North Korea’s announcement that it will use its facilities at Yongbyon to enlarge its nuclear arsenal has set more than a few temples to throbbing. The site’s uranium enrichment plant and 5-megawatt graphite-rod reactor (disabled since the Democratic People’s Republic of Korea signed a disarmament accord in 2007) could each produce one or two weapons’ worth of fissile material a year, according to some estimates. This announcement marks the DPRK’s first admission that its uranium enrichment facility, whose existence was revealed to a group of visiting American analysts in 2010, will be used to build bombs.

My reaction: Buy South Korean stocks. According to Bloomberg reporting, rattled foreign investors dumped huge amounts of shares last month, both because of Kim Jong-un’s antics and the prospect of a weaker Japanese yen. This manufactured crisis is likely to pass.

Estimates of North Korea’s actual nuclear capabilities are a tangled ball of ifs, maybes and I-don’t-knows. It’s not clear, for example, how long it will take to restart the graphite reactor, whose cooling tower was blown up after it was shut down. The DPRK may not even follow through on its plans: It has a long history of bellicose pronouncements that have not resulted in Seoul being engulfed by a “sea of fire,” to press the F1 key of the Korean Central News Agency.
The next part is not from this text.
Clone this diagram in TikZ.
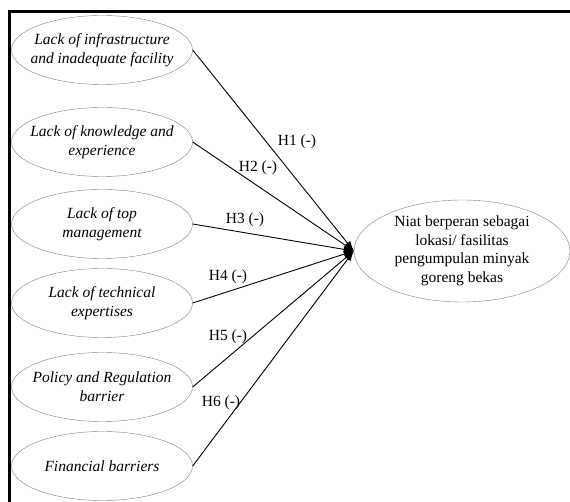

As a newly minted supremo, Kim has a predilection for tough talk. But these last few weeks have brought something of a leap tide: an unusual conjunction of tough United Nations sanctions, disapproval from his Chinese patrons, big military exercises between the U.S. and the Republic of Korea and, as Stephan Haggard of the Peterson Institute for International Economics, notes, major political meetings in Pyongyang - all occasions for a little extra swagger. Plus, maybe Kim was still fired up after partying with “the Worm.”

Kim’s goal remains regime survival, and if he can look tough in the process, so much the better. The U.S. has taken some prudent steps in response to his rhetoric but has wisely refrained from over-reacting. There is always the possibility of some kind of provocation. But this current sturm and drang may well ease without incident after the meetings and military exercises end. And then it’s back to the central problem of getting both sides back to the table under terms that each can politically accept.